• [EXERCISE PROMPT] Leave out the pictures and copy everything else below exactly.

• [SOURCE DATA]
══════════

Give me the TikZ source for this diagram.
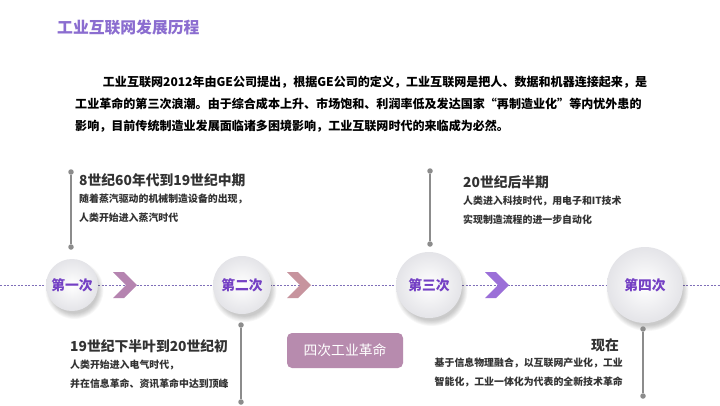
\documentclass[tikz,border=0pt]{standalone}
\usepackage{fontspec}
\setmainfont{Noto Sans CJK SC}
\usepackage{tikz}
\usepackage{xcolor}
\usetikzlibrary{
    calc,
    positioning,
    shapes
}
\definecolor{titlepurple}{HTML}{8B6DD0}
\definecolor{textdark}{HTML}{333333}
\definecolor{labelpurple}{HTML}{7440C4}
\definecolor{dashpurple}{HTML}{7F6FB8}
\definecolor{chevA}{HTML}{B584B0}
\definecolor{chevB}{HTML}{C7949E}
\definecolor{chevC}{HTML}{9B6FD8}
\definecolor{btnmauve}{HTML}{B78BAE}
\definecolor{dotgray}{HTML}{8C8C8C}

\tikzset{
    stage/.style={circle, inner sep=0pt, shading=radial,
        inner color=white, outer color={rgb,255:red,228;green,228;blue,232},
        text=labelpurple, font=\fontsize{13.8}{14}\selectfont\bfseries},
    period/.style={anchor=west, inner sep=0pt, text=textdark,
        font=\fontsize{13.8}{16}\selectfont\bfseries},
    detail/.style={inner sep=0pt, text=textdark,
        font=\fontsize{9.9}{18.5}\selectfont\bfseries},
    pin/.style={circle, fill=dotgray, inner sep=0pt, minimum size=5.5pt},
    stem/.style={dotgray, line width=1.3pt}
}

\begin{document}
\begin{tikzpicture}[x=1pt, y=-1pt]
    \useasboundingbox[fill=white] (0,0) rectangle (720,405);

    % heading and intro
    \node[anchor=west, inner sep=0pt, text=titlepurple,
        font=\fontsize{15.8}{16}\selectfont\bfseries] (title) at (57,28) {工业互联网发展历程};
    \node[anchor=north west, inner sep=0pt, align=left, text=black,
        font=\fontsize{12.05}{22}\selectfont\bfseries] (intro) at (75,76)
        {\hspace*{2.3em}工业互联网2012年由GE公司提出，根据GE公司的定义，工业互联网是把人、数据和机器连接起来，是\\
         工业革命的第三次浪潮。由于综合成本上升、市场饱和、利润率低及发达国家“再制造业化”等内忧外患的\\
         影响，目前传统制造业发展面临诸多困境影响，工业互联网时代的来临成为必然。};

    % timeline
    \coordinate (lineL) at (0,285);
    \coordinate (lineR) at (720,285);
    \draw[dashpurple, line width=0.8pt, dash pattern=on 2pt off 1.5pt] (lineL) -- (lineR);

    \foreach \name/\x/\r/\lab in {c1/72/26/第一次, c2/242/29/第二次, c3/429/33/第三次, c4/645/38/第四次} {
        \foreach \k in {0,...,6}
            \fill[black, opacity=0.03] (\x+2.5,285+5) circle ({\r+3-\k*0.9});
        \node[stage, minimum size=2*\r] (\name) at (\x,285) {\lab};
    }

    % chevrons
    \foreach \name/\x/\col in {ch1/113/chevA, ch2/287/chevB, ch3/485/chevC} {
        \fill[\col] (\x,272) -- ++(11,0) -- ++(13,13) -- ++(-13,13) -- ++(-11,0) -- ++(13,-13) -- cycle;
        \coordinate (\name) at (\x+12,285);
    }

    % first
    \node[pin] (p1a) at (71,172) {};
    \node[pin] (p1b) at (71,247) {};
    \draw[stem] (p1a) -- (p1b);
    \node[period] (t1) at (79,180) {8世纪60年代到19世纪中期};
    \node[detail, anchor=north west, align=left] (s1) at (79,194)
        {随着蒸汽驱动的机械制造设备的出现，\\人类开始进入蒸汽时代};

    % second
    \node[pin] (p2a) at (241,325) {};
    \node[pin] (p2b) at (241,402) {};
    \draw[stem] (p2a) -- (p2b);
    \node[period] (t2) at (70,346) {19世纪下半叶到20世纪初};
    \node[detail, anchor=north west, align=left] (s2) at (70,360)
        {人类开始进入电气时代，\\并在信息革命、资讯革命中达到顶峰};

    % third
    \node[pin] (p3a) at (430,171) {};
    \node[pin] (p3b) at (430,244) {};
    \draw[stem] (p3a) -- (p3b);
    \node[period] (t3) at (463,182) {20世纪后半期};
    \node[detail, anchor=north west, align=left] (s3) at (463,196)
        {人类进入科技时代，用电子和IT技术\\实现制造流程的进一步自动化};

    % fourth
    \node[pin] (p4a) at (643,329) {};
    \node[pin] (p4b) at (643,396) {};
    \draw[stem] (p4a) -- (p4b);
    \node[period, anchor=east] (t4) at (619,345) {现在};
    \node[detail, anchor=north east, align=right] (s4) at (623,358)
        {基于信息物理融合，以互联网产业化，工业\\智能化，工业一体化为代表的全新技术革命};

    % button
    \node[fill=btnmauve, rounded corners=5pt, minimum width=116pt, minimum height=35pt,
        text=white, font=\fontsize{13.8}{14}\selectfont] (tag) at (345,350.5) {四次工业革命};
\end{tikzpicture}
\end{document}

══════════

• [SOLVED PROBLEM]
Give me the TikZ source for this diagram.
\documentclass[tikz,border=0pt]{standalone}
\usepackage{fontspec}
\setmainfont{Noto Sans CJK SC}
\usepackage{tikz}
\usepackage{xcolor}
\usetikzlibrary{
    calc,
    positioning,
    shapes
}
\definecolor{titlepurple}{HTML}{8B6DD0}
\definecolor{textdark}{HTML}{333333}
\definecolor{labelpurple}{HTML}{7440C4}
\definecolor{dashpurple}{HTML}{7F6FB8}
\definecolor{chevA}{HTML}{B584B0}
\definecolor{chevB}{HTML}{C7949E}
\definecolor{chevC}{HTML}{9B6FD8}
\definecolor{btnmauve}{HTML}{B78BAE}
\definecolor{dotgray}{HTML}{8C8C8C}

\tikzset{
    stage/.style={circle, inner sep=0pt, shading=radial,
        inner color=white, outer color={rgb,255:red,228;green,228;blue,232},
        text=labelpurple, font=\fontsize{13.8}{14}\selectfont\bfseries},
    period/.style={anchor=west, inner sep=0pt, text=textdark,
        font=\fontsize{13.8}{16}\selectfont\bfseries},
    detail/.style={inner sep=0pt, text=textdark,
        font=\fontsize{9.9}{18.5}\selectfont\bfseries},
    pin/.style={circle, fill=dotgray, inner sep=0pt, minimum size=5.5pt},
    stem/.style={dotgray, line width=1.3pt}
}

\begin{document}
\begin{tikzpicture}[x=1pt, y=-1pt]
    \useasboundingbox[fill=white] (0,0) rectangle (720,405);

    % heading and intro
    \node[anchor=west, inner sep=0pt, text=titlepurple,
        font=\fontsize{15.8}{16}\selectfont\bfseries] (title) at (57,28) {工业互联网发展历程};
    \node[anchor=north west, inner sep=0pt, align=left, text=black,
        font=\fontsize{12.05}{22}\selectfont\bfseries] (intro) at (75,76)
        {\hspace*{2.3em}工业互联网2012年由GE公司提出，根据GE公司的定义，工业互联网是把人、数据和机器连接起来，是\\
         工业革命的第三次浪潮。由于综合成本上升、市场饱和、利润率低及发达国家“再制造业化”等内忧外患的\\
         影响，目前传统制造业发展面临诸多困境影响，工业互联网时代的来临成为必然。};

    % timeline
    \coordinate (lineL) at (0,285);
    \coordinate (lineR) at (720,285);
    \draw[dashpurple, line width=0.8pt, dash pattern=on 2pt off 1.5pt] (lineL) -- (lineR);

    \foreach \name/\x/\r/\lab in {c1/72/26/第一次, c2/242/29/第二次, c3/429/33/第三次, c4/645/38/第四次} {
        \foreach \k in {0,...,6}
            \fill[black, opacity=0.03] (\x+2.5,285+5) circle ({\r+3-\k*0.9});
        \node[stage, minimum size=2*\r] (\name) at (\x,285) {\lab};
    }

    % chevrons
    \foreach \name/\x/\col in {ch1/113/chevA, ch2/287/chevB, ch3/485/chevC} {
        \fill[\col] (\x,272) -- ++(11,0) -- ++(13,13) -- ++(-13,13) -- ++(-11,0) -- ++(13,-13) -- cycle;
        \coordinate (\name) at (\x+12,285);
    }

    % first
    \node[pin] (p1a) at (71,172) {};
    \node[pin] (p1b) at (71,247) {};
    \draw[stem] (p1a) -- (p1b);
    \node[period] (t1) at (79,180) {8世纪60年代到19世纪中期};
    \node[detail, anchor=north west, align=left] (s1) at (79,194)
        {随着蒸汽驱动的机械制造设备的出现，\\人类开始进入蒸汽时代};

    % second
    \node[pin] (p2a) at (241,325) {};
    \node[pin] (p2b) at (241,402) {};
    \draw[stem] (p2a) -- (p2b);
    \node[period] (t2) at (70,346) {19世纪下半叶到20世纪初};
    \node[detail, anchor=north west, align=left] (s2) at (70,360)
        {人类开始进入电气时代，\\并在信息革命、资讯革命中达到顶峰};

    % third
    \node[pin] (p3a) at (430,171) {};
    \node[pin] (p3b) at (430,244) {};
    \draw[stem] (p3a) -- (p3b);
    \node[period] (t3) at (463,182) {20世纪后半期};
    \node[detail, anchor=north west, align=left] (s3) at (463,196)
        {人类进入科技时代，用电子和IT技术\\实现制造流程的进一步自动化};

    % fourth
    \node[pin] (p4a) at (643,329) {};
    \node[pin] (p4b) at (643,396) {};
    \draw[stem] (p4a) -- (p4b);
    \node[period, anchor=east] (t4) at (619,345) {现在};
    \node[detail, anchor=north east, align=right] (s4) at (623,358)
        {基于信息物理融合，以互联网产业化，工业\\智能化，工业一体化为代表的全新技术革命};

    % button
    \node[fill=btnmauve, rounded corners=5pt, minimum width=116pt, minimum height=35pt,
        text=white, font=\fontsize{13.8}{14}\selectfont] (tag) at (345,350.5) {四次工业革命};
\end{tikzpicture}
\end{document}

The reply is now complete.